Tens-of-seconds solid-state sinter-bonding technique in air using in situ reduction of surface oxide layers on easily bendable dendritic Cu particles

Abstract

Solid-state sinter bonding using metal particles, such as Ag and Cu, are emerging for the development of the next-generation die-attachment technique of a semiconductor chip that operates at high temperature or generates huge heat, thereby requiring a significant decrease in bonding time for industrial applications. However, this process still requires at least several minutes, even when using pastes containing expensive Ag nanoparticles that are limited in terms of handling and mixing.
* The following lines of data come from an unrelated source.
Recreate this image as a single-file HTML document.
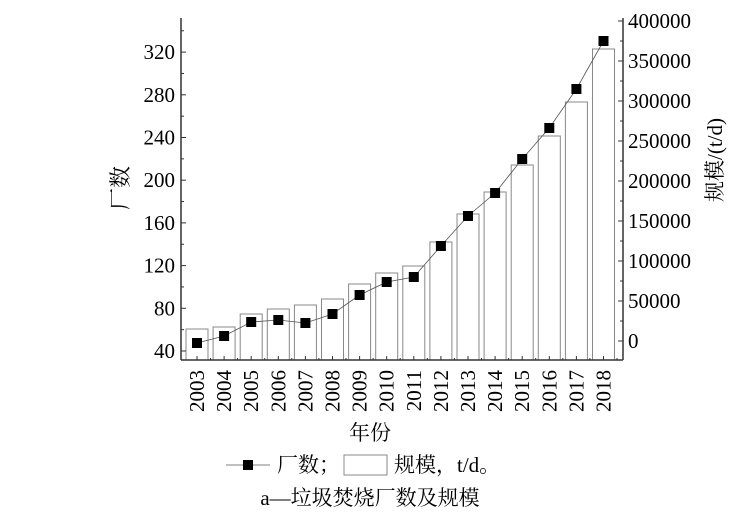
<!DOCTYPE html>
<html><head><meta charset="utf-8"><style>
body{margin:0;background:#fff}
svg text{font-family:"Liberation Serif","Noto Serif CJK SC",serif;fill:#000}
</style></head><body>
<svg width="730" height="516" xmlns="http://www.w3.org/2000/svg">
<g id="bars" fill="#fff" stroke="#888" stroke-width="1"></g>
<polyline id="line" fill="none" stroke="#555" stroke-width="0.8"/>
<g id="marks" fill="#000"></g>
<g stroke="#333" stroke-width="1.5" fill="none">
<line x1="181" y1="18" x2="181" y2="360"/>
<line x1="623" y1="18" x2="623" y2="360"/>
<line x1="181" y1="360" x2="623" y2="360"/>
</g>
<g id="ticks" stroke="#333" stroke-width="1"></g>
<g id="lab" font-size="21"></g>
<text x="0" y="0" font-size="22" transform="translate(128,188) rotate(-90)" text-anchor="middle">厂数</text>
<text x="0" y="0" font-size="21" transform="translate(722,160) rotate(-90)" text-anchor="middle">规模/(t/d)</text>
<text x="370" y="440" font-size="21" text-anchor="middle">年份</text>
<line x1="226" y1="465" x2="270" y2="465" stroke="#555" stroke-width="0.8"/>
<rect x="243" y="460" width="10" height="10" fill="#000"/>
<text x="277" y="472" font-size="21">厂数；</text>
<rect x="344" y="455" width="43" height="20" fill="#fff" stroke="#888"/>
<text x="394" y="472" font-size="21">规模，t/d。</text>
<text x="370" y="505" font-size="21" text-anchor="middle">a—垃圾焚烧厂数及规模</text>
</svg>
<script>
const ns="http://www.w3.org/2000/svg";
function el(p,t,a,txt){const e=document.createElementNS(ns,t);for(const k in a)e.setAttribute(k,a[k]);if(txt!==undefined)e.textContent=txt;document.getElementById(p).appendChild(e);return e;}
const bt=[329,327,314,309,305,299,284,273,266,242,214,192,165,136,102,49];
const mk=[343,336,322,320,323,314,295,282,277,246,216,193,159,128,89,41];
let pts=[];
for(let i=0;i<16;i++){const c=197+27.1*i;
el("bars","rect",{x:c-11,y:bt[i],width:22,height:360-bt[i]});
el("marks","rect",{x:c-5,y:mk[i]-5,width:10,height:10});
pts.push(c+","+mk[i]);
el("ticks","line",{x1:c,y1:360,x2:c,y2:356});
el("ticks","line",{x1:c+13.5,y1:360,x2:c+13.5,y2:358});
el("lab","text",{transform:`translate(${c+7},370) rotate(-90)`,"text-anchor":"end"},String(2003+i));
}
document.getElementById("line").setAttribute("points",pts.join(" "));
for(let v=40;v<=340;v+=20){const y=351-(v-40)*42.7/40;
el("ticks","line",{x1:181,y1:y,x2:v%40==0?186:184,y2:y});
if(v%40==0&&v<=320)el("lab","text",{x:175,y:y+7,"text-anchor":"end"},String(v));}
for(let v=0;v<=400000;v+=25000){const y=341-v*320/400000;
el("ticks","line",{x1:623,y1:y,x2:v%50000==0?618:620,y2:y});
if(v%50000==0)el("lab","text",{x:628,y:y+7},String(v));}
</script>
</body></html>
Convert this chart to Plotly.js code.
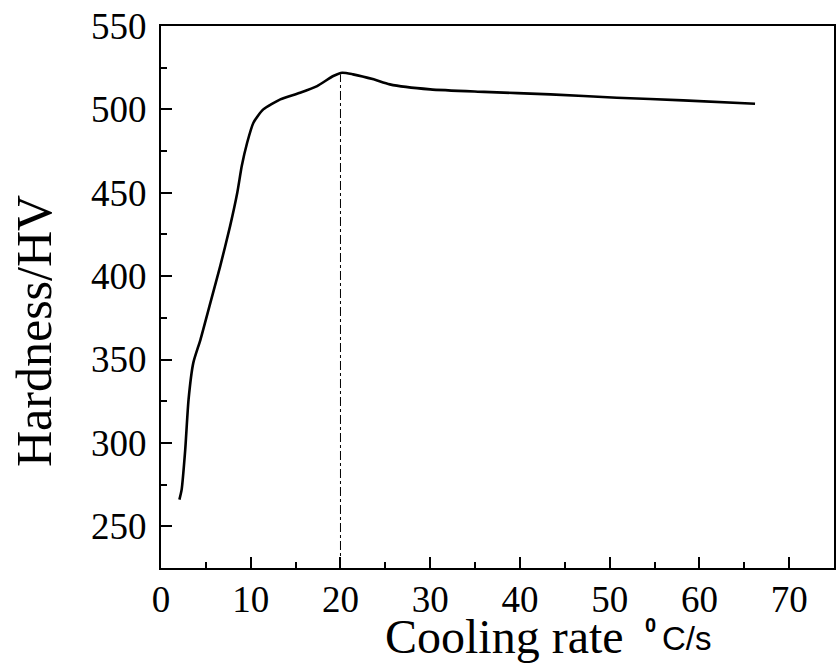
<!DOCTYPE html>
<html>
<head>
<meta charset="utf-8">
<script src="https://cdn.plot.ly/plotly-3.0.1.min.js"></script>
<style>html,body{margin:0;padding:0;background:#fff;}#chart{width:836px;height:671px;}</style>
</head>
<body>
<div id="chart"></div>
<script>
// Data
const coolingRate = [2.05, 2.3, 2.7, 3.07, 3.6, 4.4, 5.5, 6.6, 7.7, 8.5, 9.0, 9.6, 10.3, 11.4, 13.3, 15.5, 17.4, 19.2, 20.2, 21.4, 23.7, 25.5, 30, 36, 43.4, 50.8, 58.2, 66.2];
const hardness    = [266, 272, 296, 326, 348, 362, 384, 406, 430, 450, 466, 480, 492, 500, 506, 510, 514, 520, 522, 521, 518, 515, 512, 510.5, 509, 507, 505.4, 503.4];
const markerX = [20, 20];
const markerY = [225, 521];
const xTickVals = [0, 10, 20, 30, 40, 50, 60, 70];
const yTickVals = [250, 300, 350, 400, 450, 500, 550];

const L = 161, R = 2, T = 26, B = 103;
const W = 836, H = 671;
const pw = W - L - R, ph = H - T - B;
const px = v => (v - L) / pw;
const py = v => (H - B - v) / ph;

const serif = "Liberation Serif, Times New Roman, serif";
const sans = "Liberation Sans, Arial, sans-serif";

const traces = [
  {x: coolingRate, y: hardness, mode: 'lines', type: 'scatter',
   line: {color: '#000', width: 2.6, shape: 'spline', smoothing: 0.6}, hoverinfo: 'skip'},
  {x: markerX, y: markerY, mode: 'lines', type: 'scatter',
   line: {color: '#000', width: 1, dash: 'dashdot'}, hoverinfo: 'skip'}
];

const axisCommon = {
  showgrid: false, zeroline: false, showline: true, mirror: true,
  linecolor: '#000', linewidth: 2, ticks: 'inside', ticklen: 11, tickwidth: 2, tickcolor: '#000',
  tickfont: {family: serif, size: 37, color: '#000'}
};

const layout = {
  width: W, height: H,
  margin: {l: L, r: R, t: T, b: B, pad: 0},
  paper_bgcolor: '#fff', plot_bgcolor: '#fff',
  showlegend: false,
  xaxis: Object.assign({}, axisCommon, {
    range: [0, 75], tickvals: xTickVals, ticktext: xTickVals.map(String),
    ticklabelstandoff: -2,
    minor: {dtick: 5, tick0: 0, ticks: 'inside', ticklen: 6, tickwidth: 2, tickcolor: '#000'}
  }),
  yaxis: Object.assign({}, axisCommon, {
    range: [225, 550], tickvals: yTickVals, ticktext: yTickVals.map(String),
    ticklabelstandoff: 5,
    minor: {dtick: 25, tick0: 0, ticks: 'inside', ticklen: 6, tickwidth: 2, tickcolor: '#000'}
  }),
  annotations: [
    {text: 'Hardness/HV', xref: 'paper', yref: 'paper', x: px(34), y: py(331), textangle: -90,
     xanchor: 'center', yanchor: 'middle', showarrow: false, font: {family: serif, size: 50, color: '#000'}},
    {text: 'Cooling rate', xref: 'paper', yref: 'paper', x: px(383), y: py(636),
     xanchor: 'left', yanchor: 'middle', showarrow: false, font: {family: serif, size: 48, color: '#000'}},
    {text: '<b>0</b>', xref: 'paper', yref: 'paper', x: px(643), y: py(625),
     xanchor: 'left', yanchor: 'middle', showarrow: false, font: {family: sans, size: 20, color: '#000'}},
    {text: 'C/s', xref: 'paper', yref: 'paper', x: px(660), y: py(638),
     xanchor: 'left', yanchor: 'middle', showarrow: false, font: {family: sans, size: 33, color: '#000'}}
  ]
};

Plotly.newPlot('chart', traces, layout, {staticPlot: true, displayModeBar: false});
</script>
</body>
</html>
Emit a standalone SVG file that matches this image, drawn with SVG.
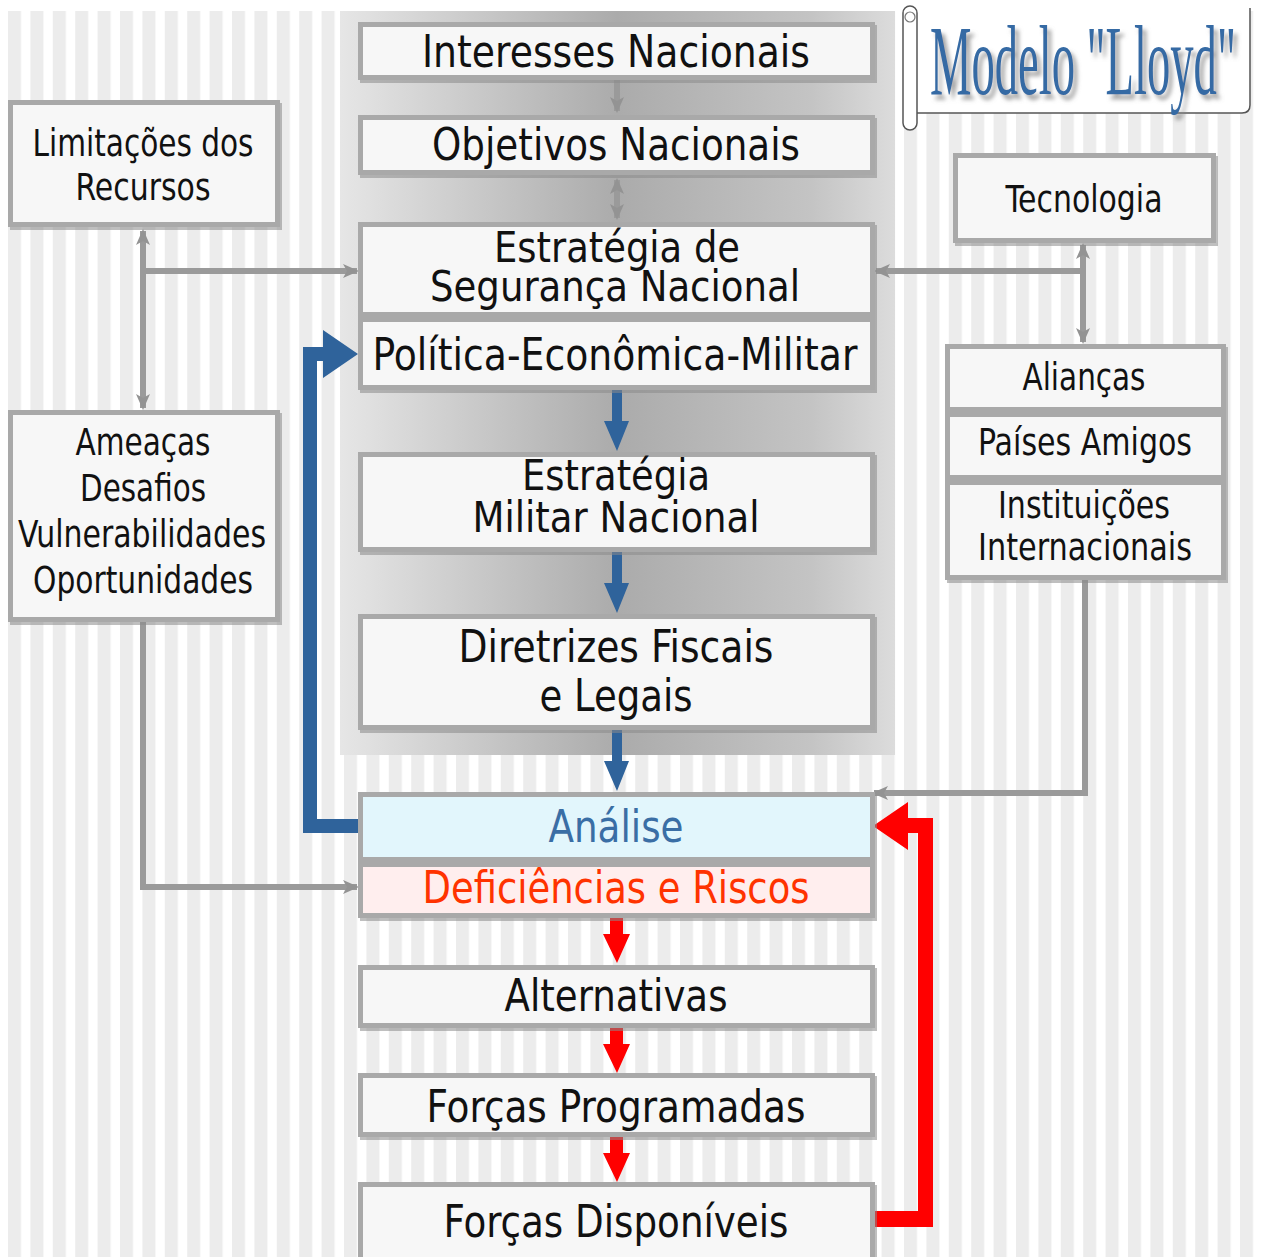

Here, we present an easily applicable and ultrafast sinter-bonding method that can be applied in air, using a combination of a micron-scale surface-area-enhanced Cu particles and an effective reducing solvent. Using uniquely-shaped semi-dendritic particles of 2.89 μm in D50 size, the bonding under a 5-MPa compression at 300 °C forms a Cu bondline that exhibits a sufficient shear strength of 23.7 MPa after heating for only 10 s to reach 300 °C. Subsequently, the strength increased to 29.0 MPa with the bondline microstructure of near-full density after 60 s. This strategy will provide enhanced sustainability at temperatures above 200 °C, long-term mechanical reliability, and significantly higher thermal conductivity than those in solder joints.